▸ Directive
Retype the opening lines of the listing below, ending with the line that contains "27150, 25700, 23950, 22500, 21240, 19910]", and leave out any pictures.

▸ Recorded information
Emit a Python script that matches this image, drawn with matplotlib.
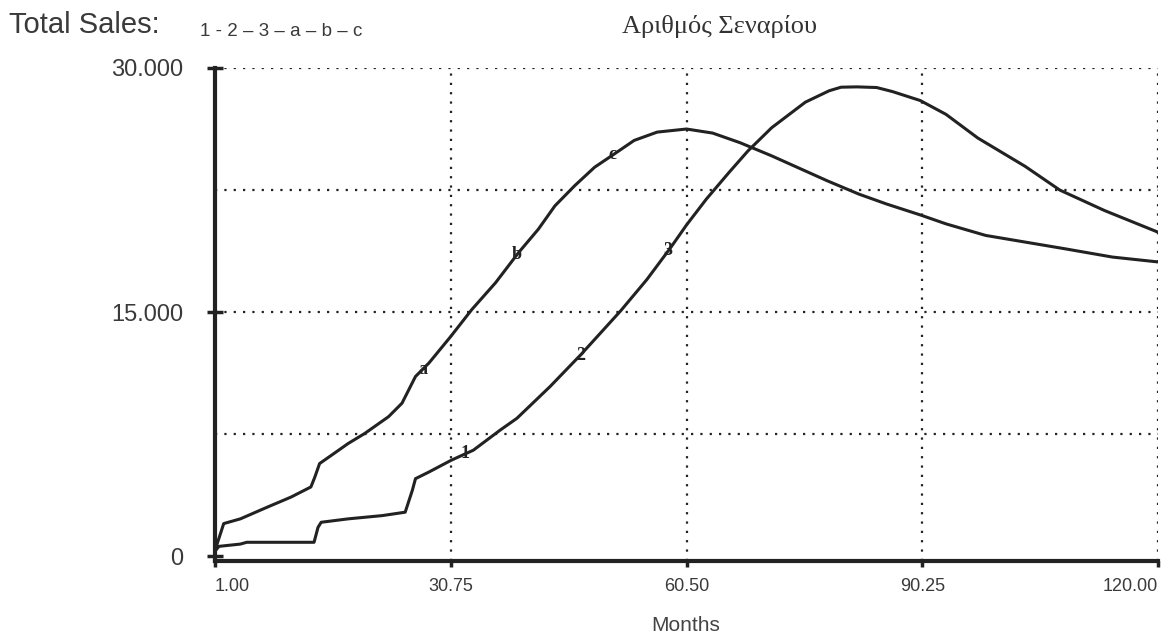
import numpy as np
import matplotlib
matplotlib.use("Agg")
import matplotlib.pyplot as plt

# ---- data ----
months_123 = [1, 1.5, 4.2, 5, 13.5, 14, 14.4, 17.8, 22.1, 25, 25.9, 26.3, 28, 30.8,
              33.6, 37, 39.1, 43.3, 47.2, 52.2, 55.5, 58.5, 60.5, 63, 65.9, 68.25,
              71.25, 75.5, 78.5, 80, 82, 84.5, 86.5, 90, 93.25, 97.25, 103.25,
              107.6, 113.25, 120]
sales_123 = [300, 600, 740, 850, 850, 1770, 2080, 2290, 2490, 2700, 4040, 4760, 5170,
             5890, 6510, 7750, 8470, 10430, 12400, 15080, 17000, 18960, 20350, 21940,
             23600, 24900, 26330, 27900, 28600, 28820, 28840, 28800, 28550, 28000,
             27150, 25700, 23950, 22500, 21240, 19910]

months_abc = [1, 1.3, 2.1, 4.2, 7.6, 10.6, 13.1, 13.6, 14.2, 15.7, 17.8, 19.9, 22.9,
              24.6, 26.3, 28, 30.75, 33.4, 36.4, 39.3, 41.8, 43.9, 46.4, 48.9, 51.4,
              53.9, 56.8, 60.5, 63.8, 67.25, 71.25, 78.25, 82.25, 85.75, 90, 93.25,
              98.25, 103.25, 108.25, 114.25, 120]
sales_abc = [300, 800, 2000, 2290, 3010, 3630, 4250, 4860, 5690, 6200, 6920, 7540, 8570,
             9400, 11040, 11870, 13500, 15150, 16800, 18650, 20090, 21530, 22770, 23900,
             24720, 25550, 26060, 26250, 26000, 25410, 24600, 23070, 22250, 21640, 20970,
             20420, 19710, 19300, 18890, 18380, 18080]

labels_123 = ["1", "2", "3"]
label_months_123 = [32.6, 47.1, 58.2]
labels_abc = ["a", "b", "c"]
label_months_abc = [27.2, 39.1, 51.2]

x_ticks = [1.00, 30.75, 60.50, 90.25, 120.00]
x_tick_labels = ["1.00", "30.75", "60.50", "90.25", "120.00"]
y_grid = [7500, 15000, 22500, 30000]
y_ticks = [0, 15000, 30000]
y_tick_labels = ["0", "15.000", "30.000"]

# ---- figure ----
fig = plt.figure(figsize=(11.71, 6.41), dpi=100)
ax = fig.add_axes([215 / 1171, 1 - 561 / 641, 943 / 1171, 493 / 641])
ax.set_xlim(1, 120)
ax.set_ylim(-300, 30000)

ink = "#222222"
txt = "#3a3a3a"
dot = (0, (1, 3.2))
for xv in x_ticks[1:]:
    ax.axvline(xv, color=ink, lw=1.6, ls=dot, zorder=1)
for yv in y_grid:
    ax.axhline(yv, color=ink, lw=1.6, ls=dot, zorder=1)

ax.plot(months_abc, sales_abc, color=ink, lw=2.2, zorder=3)
ax.plot(months_123, sales_123, color=ink, lw=2.2, zorder=3)

for lab, m in zip(labels_123, label_months_123):
    ax.text(m, np.interp(m, months_123, sales_123), lab, fontsize=13,
            family="Liberation Serif", fontweight="bold", color=ink,
            ha="center", va="center", zorder=4)
for lab, m in zip(labels_abc, label_months_abc):
    ax.text(m, np.interp(m, months_abc, sales_abc), lab, fontsize=13,
            family="Liberation Serif", fontweight="bold", color=ink,
            ha="center", va="center", zorder=4)

for s in ["top", "right"]:
    ax.spines[s].set_visible(False)
ax.spines["left"].set_linewidth(3)
ax.spines["bottom"].set_linewidth(3)
ax.spines["left"].set_color(ink)
ax.spines["bottom"].set_color(ink)

ax.set_xticks(x_ticks)
ax.set_xticklabels(x_tick_labels, fontsize=13, family="Liberation Sans", color=txt)
lbls = ax.get_xticklabels()
lbls[0].set_ha("left")
lbls[-1].set_ha("right")
ax.tick_params(axis="x", length=4, width=2.5, pad=8, color=ink)

ax.set_yticks(y_ticks)
ax.set_yticklabels(y_tick_labels, fontsize=17, family="Liberation Sans", color=txt)
ax.tick_params(axis="y", direction="inout", length=12, width=2.5, pad=17, color=ink)

ax.set_xlabel("Months", fontsize=15, family="Liberation Sans", color="#444444")
ax.xaxis.set_label_coords(0.4995, -0.13)
ax.xaxis.label.set_va("center")

fig.text(9 / 1171, 1 - 25 / 641, "Total Sales:", fontsize=21, family="Liberation Sans",
         color=txt, ha="left", va="center")
fig.text(200 / 1171, 1 - 31 / 641, "1 - 2 – 3 – a – b – c", fontsize=13.5,
         family="Liberation Sans", color=txt, ha="left", va="center")
fig.text(719 / 1171, 1 - 26 / 641, "Αριθμός Σεναρίου", fontsize=19,
         family="Liberation Serif", color="#333333", ha="center", va="center")

fig.savefig("out.png", dpi=100)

▸ Answer below
Emit a Python script that matches this image, drawn with matplotlib.
import numpy as np
import matplotlib
matplotlib.use("Agg")
import matplotlib.pyplot as plt

# ---- data ----
months_123 = [1, 1.5, 4.2, 5, 13.5, 14, 14.4, 17.8, 22.1, 25, 25.9, 26.3, 28, 30.8,
              33.6, 37, 39.1, 43.3, 47.2, 52.2, 55.5, 58.5, 60.5, 63, 65.9, 68.25,
              71.25, 75.5, 78.5, 80, 82, 84.5, 86.5, 90, 93.25, 97.25, 103.25,
              107.6, 113.25, 120]
sales_123 = [300, 600, 740, 850, 850, 1770, 2080, 2290, 2490, 2700, 4040, 4760, 5170,
             5890, 6510, 7750, 8470, 10430, 12400, 15080, 17000, 18960, 20350, 21940,
             23600, 24900, 26330, 27900, 28600, 28820, 28840, 28800, 28550, 28000,
             27150, 25700, 23950, 22500, 21240, 19910]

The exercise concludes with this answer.